┌─ GIVEN RECORDS

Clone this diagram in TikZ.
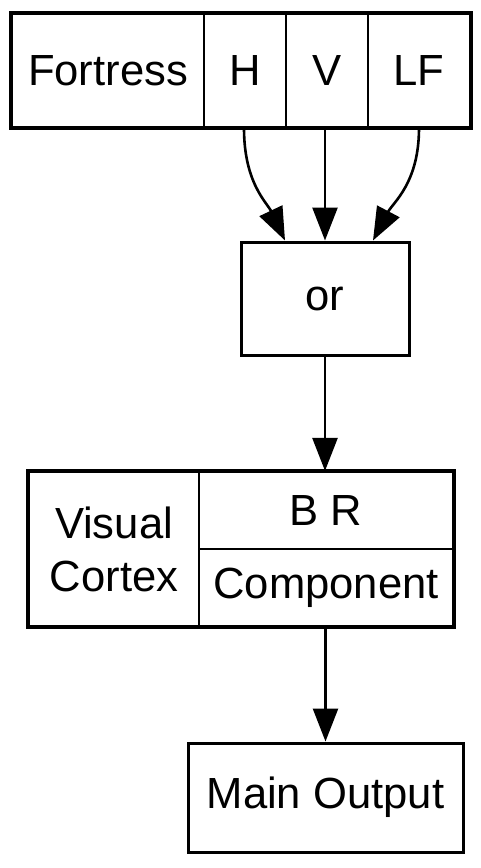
\documentclass[tikz,border=0pt]{standalone}
\usepackage{fontspec}
\setmainfont{Liberation Sans}
\usetikzlibrary{arrows.meta,calc}
\begin{document}
\begin{tikzpicture}[x=1pt,y=-1pt,
  field/.style={draw,line width=2.2pt,inner sep=0pt,align=center,
    font=\fontsize{43.6}{53}\selectfont},
  frame/.style={draw,line width=3pt},
  conn/.style={line width=2.6pt,-{Triangle[length=33pt,width=25pt]}}]
\useasboundingbox (0,0) rectangle (481,868);
% top record
\node[field,minimum width=192pt,minimum height=113pt] (fort) at (108,70.5) {Fortress};
\node[field,minimum width=82pt,minimum height=113pt] (h) at (245,70.5) {H};
\node[field,minimum width=82pt,minimum height=113pt] (v) at (327,70.5) {V};
\node[field,minimum width=102pt,minimum height=113pt] (lf) at (419,70.5) {LF};
\draw[frame] (fort.north west) rectangle (lf.south east);
% or
\node[field,line width=3pt,minimum width=168pt,minimum height=113pt] (or) at (325,298.5) {or};
% visual cortex record
\node[field,minimum width=170pt,minimum height=154pt] (vc) at (114,549) {Visual\\Cortex};
\node[field,minimum width=254pt,minimum height=77pt] (br) at (326,510.5) {B R};
\node[field,minimum width=254pt,minimum height=77pt] (comp) at (326,587.5) {Component};
\draw[frame] (vc.north west) rectangle (comp.south east);
% main output
\node[field,line width=3pt,minimum width=275pt,minimum height=109pt] (out) at (325.5,797.5) {Main Output};
% connectors
\coordinate (hs) at (h.south -| 244,0);
\coordinate (he) at ($(or.north)+(-40,0)$);
\coordinate (ls) at (lf.south);
\coordinate (le) at ($(or.north)+(48,0)$);
\coordinate (vs) at (325,127);
\coordinate (ve) at (or.north);
\draw[conn] (hs) .. controls ($(hs)+(0,55)$) and ($(he)+(-18,-38)$) .. (he);
\draw[conn] (vs) -- (ve);
\draw[conn] (ls) .. controls ($(ls)+(0,55)$) and ($(le)+(20,-38)$) .. (le);
\draw[conn] (or.south) -- (br.north -| or.south);
\draw[conn] (comp.south -| out.north) -- (out.north);
\end{tikzpicture}
\end{document}
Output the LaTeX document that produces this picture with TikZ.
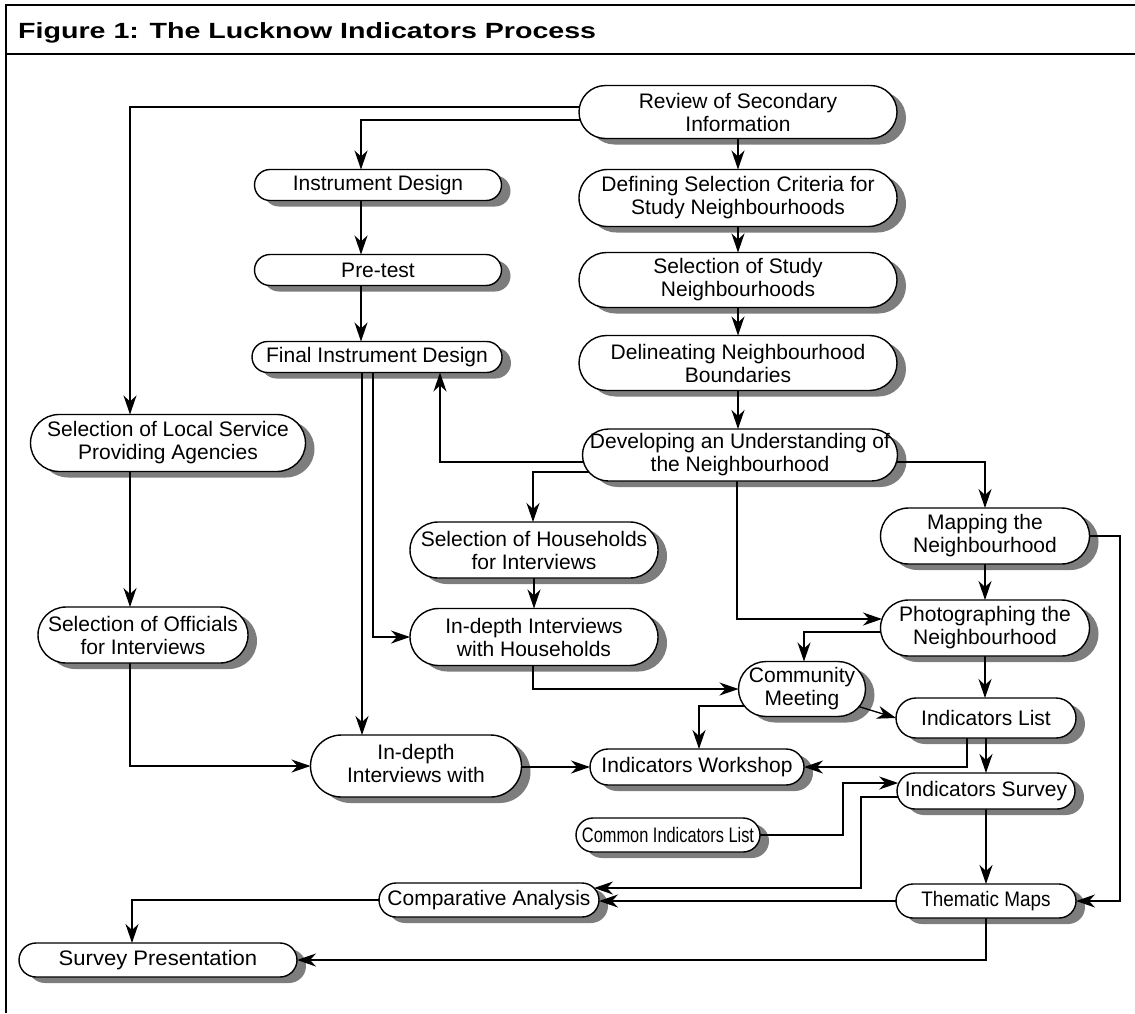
\documentclass[tikz,border=0pt]{standalone}
\usepackage{fontspec}
\usepackage{graphicx}
\setmainfont{Liberation Sans}
\usetikzlibrary{shapes.misc,arrows.meta,calc}
\pgfdeclarelayer{shadowlayer}
\pgfdeclarelayer{linelayer}
\pgfsetlayers{shadowlayer,linelayer,main}
\definecolor{shadowgray}{RGB}{125,125,125}
\tikzset{
  boxshape/.style={rounded rectangle, inner sep=0pt, outer sep=0pt, line width=1.4pt},
  boxshadow/.style={boxshape, fill=shadowgray, draw=none},
  boxbody/.style={boxshape, fill=white, draw=black},
  boxtext/.style={inner sep=0pt, align=center, font=\fontsize{21}{23}\selectfont},
  conn/.style={line width=1.3pt, -{Stealth[length=19pt, width=13pt, inset=6pt]}},
  frameline/.style={line width=1.5pt},
}
\newcommand{\flowbox}[6]{%
  \begin{pgfonlayer}{shadowlayer}
    \node[boxshadow, minimum width=#4pt, minimum height=#5pt] (#1-sh) at ({#2+9},{#3+6}) {};
  \end{pgfonlayer}
  \node[boxbody, minimum width=#4pt, minimum height=#5pt] (#1) at (#2,#3) {};
  \node[boxtext] (#1-t) at (#2,#3) {#6};
}
\begin{document}
\begin{tikzpicture}[x=1pt,y=-1pt]
\useasboundingbox (0,0) rectangle (1135,1013);
% frame
\draw[frameline] (6,1013) -- (6,5) -- (1135,5);
\draw[frameline] (6,54) -- (1135,54);
\node[anchor=base west, inner sep=0pt] (title) at (18,38)
  {\scalebox{1.3}[1]{\fontsize{22}{26}\selectfont\bfseries Figure 1: The Lucknow Indicators Process}};
% boxes
\flowbox{rev}{738}{112}{318}{53}{Review of Secondary\\Information}
\flowbox{defsel}{738}{198}{318}{57}{Defining Selection Criteria for\\Study Neighbourhoods}
\flowbox{selstudy}{738}{280}{318}{55}{Selection of Study\\Neighbourhoods}
\flowbox{delin}{738}{363}{318}{55}{Delineating Neighbourhood\\Boundaries}
\flowbox{dev}{740}{455}{315}{52}{Developing an Understanding of\\the Neighbourhood}
\flowbox{instr}{378}{185}{247}{31}{Instrument Design}
\flowbox{pretest}{378}{270}{247}{31}{Pre-test}
\flowbox{final}{377}{357}{250}{31}{Final Instrument Design}
\flowbox{sla}{168}{443}{275}{57}{Selection of Local Service\\Providing Agencies}
\flowbox{soi}{143}{635}{210}{56}{Selection of Officials\\for Interviews}
\flowbox{shi}{534}{550}{248}{56}{Selection of Households\\for Interviews}
\flowbox{iwh}{534}{637}{248}{57}{In-depth Interviews\\with Households}
\flowbox{map}{985}{536}{209}{56}{Mapping the\\Neighbourhood}
\flowbox{ptn}{985}{628}{209}{56}{Photographing the\\Neighbourhood}
\flowbox{cm}{802}{689}{127}{55}{Community\\Meeting}
\flowbox{il}{986}{718}{180}{40}{Indicators List}
\flowbox{iw}{697}{767}{214}{36}{Indicators Workshop}
\flowbox{cil}{668}{835}{184}{34}{\scalebox{0.78}[1]{Common Indicators List}}
\flowbox{isurv}{986}{791}{178}{36}{Indicators Survey}
\flowbox{cmpa}{489}{900}{220}{34}{Comparative Analysis}
\flowbox{tm}{986}{901}{180}{34}{\scalebox{0.9}[1]{Thematic Maps}}
\flowbox{sp}{158}{960}{278}{34}{\scalebox{1.05}[1]{Survey Presentation}}
\flowbox{idi}{416}{766}{211}{62}{\raisebox{5pt}{\shortstack{In-depth\\Interviews with}}}
% connectors
\begin{pgfonlayer}{linelayer}
\draw[conn] (rev.center |- 0,107) -| (130,0 |- sla.north);
\draw[conn] (rev.center |- 0,120) -| (361,0 |- instr.north);
\draw[conn] (rev) -- (defsel.north);
\draw[conn] (defsel) -- (selstudy.north);
\draw[conn] (selstudy) -- (delin.north);
\draw[conn] (delin) -- (738,0 |- dev.north);
\draw[conn] (361,0 |- instr.center) -- (361,0 |- pretest.north);
\draw[conn] (361,0 |- pretest.center) -- (361,0 |- final.north);
\draw[conn] (362,0 |- final.center) -- (362,0 |- idi.north);
\draw[conn] (373,0 |- final.center) |- (iwh.west);
\draw[conn] (dev.center |- 0,462) -| (440,0 |- final.south);
\draw[conn] (dev.center |- 0,472) -| (533,0 |- shi.north);
\draw[conn] (dev.center |- 0,462) -| (map.north);
\draw[conn] (737,0 |- dev.center) |- ($(ptn.west)+(1.5,-9)$);
\draw[conn] (map) -- (ptn.north);
\draw[conn] (map.center) -- (1120,0 |- map.center) -- (1120,0 |- tm.east) -- (tm.east);
\draw[conn] (ptn.center |- 0,632) -| (804,0 |- cm.north);
\draw[conn] (ptn) -- (ptn |- il.north);
\draw[conn] (shi) -- (shi |- iwh.north);
\draw[conn] (533,0 |- iwh.center) |- (cm.west);
\draw[conn] (130,0 |- sla.center) -- (130,0 |- soi.north);
\draw[conn] (130,0 |- soi.center) |- (idi.west);
\draw[conn] (idi.center |- iw.west) -- (iw.west);
\draw[conn] (cm) -- (il.west);
\draw[conn] (cm.center |- 0,706) -| (699,0 |- iw.north);
\draw[conn] (967,0 |- il.center) |- (iw.east);
\draw[conn] (il) -- (il |- isurv.north);
\draw[conn] (cil.center) -- (843,0 |- cil.center) -- (843,783) -- ($(isurv.west)+(1.2,-8)$);
\draw[conn] (isurv.center |- 0,797) -- (861,797) -- (861,888) -- ($(cmpa.east)+(-5,-12)$);
\draw[conn] (tm) -- (cmpa.east |- tm.center);
\draw[conn] (isurv) -- (isurv |- tm.north);
\draw[conn] (cmpa) -| (132,0 |- sp.north);
\draw[conn] (tm.center) |- (sp.east);
\end{pgfonlayer}
\end{tikzpicture}
\end{document}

└─

__WHAT TO WORK ON__
Identify each line holding the string "this", and copy it out.

__TASK ANSWER__
Clone this diagram in TikZ.
Output the LaTeX document that produces this picture with TikZ.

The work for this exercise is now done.